Sunday, September 14, 2008

an untimely death

David Foster Wallace has died, suicide apparently. I wince a bit to join the rememberance cavalcade, to lament intimately, throwing my contribution into the inevitable "literary innovator" chatter. Though intermittently uncharitable considering she's writing a eulogy of sorts, Michiko Kakutani got DFW's writing right enough in the NYT: "fat, prolix narratives filled with Mobius strip-like digressions, copious footnotes and looping philosophical asides." So I'll just say it was actually his nonfiction work that was always more the model for me. I liked the unapologetic and raw courage in his observations. And god, his words made me laugh.

I remember reading a statement he made once that very few of his close friends were actually in the writing circuit. And having touched that wire of literary industry--through haughty New York scenesters and grad school luminaries--I adored him for this from a distance. His life was like mine.
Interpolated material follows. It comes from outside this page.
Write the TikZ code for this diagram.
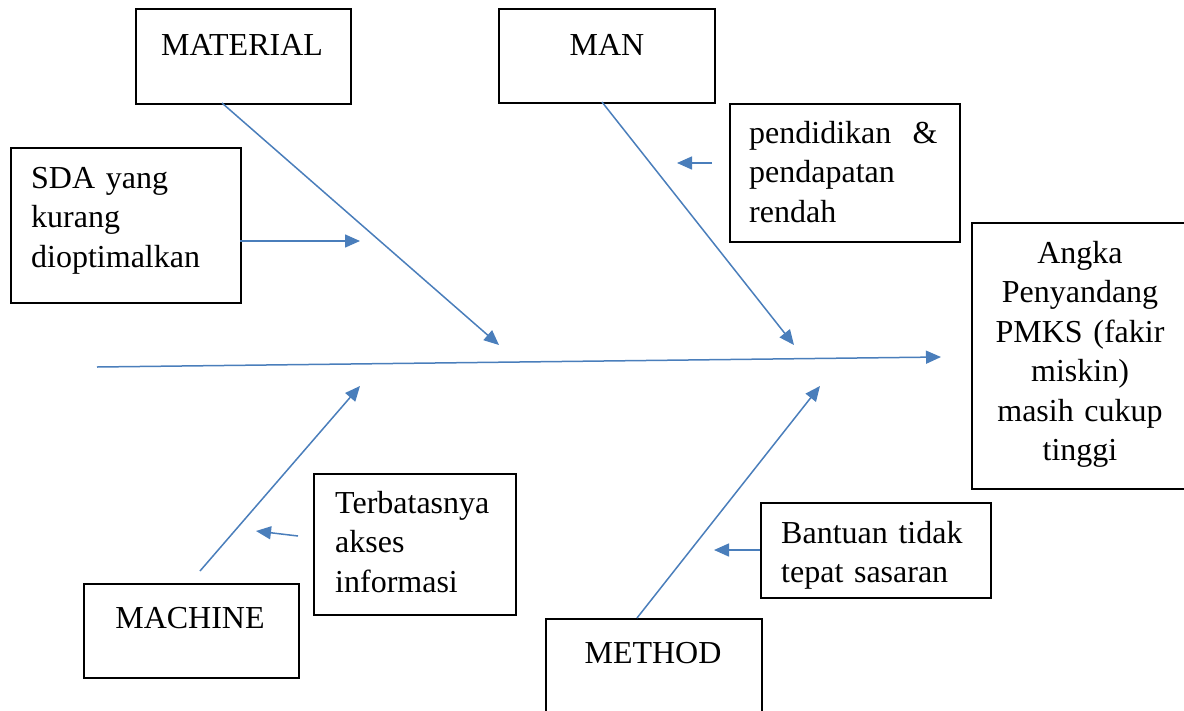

He was not surrounded by dull, cutthroat name-droppers, but salt-of-the-earth comrades who'd earned his allegiance over time. Or so I assumed. I just unearthed this from a speech he gave:
The really important kind of freedom involves attention and awareness and discipline, and being able truly to care about other people and to sacrifice for them over and over in myriad petty, unsexy ways every day.
The disappointment that this care is not enough to keep someone as infinitely talented as Wallace alive is a cracking blow. Humans are, at the core of things, solitary beings. And each private universe harbors deep and lethal darkness. And that is a stunning, if unsurprising and familiar, revelation.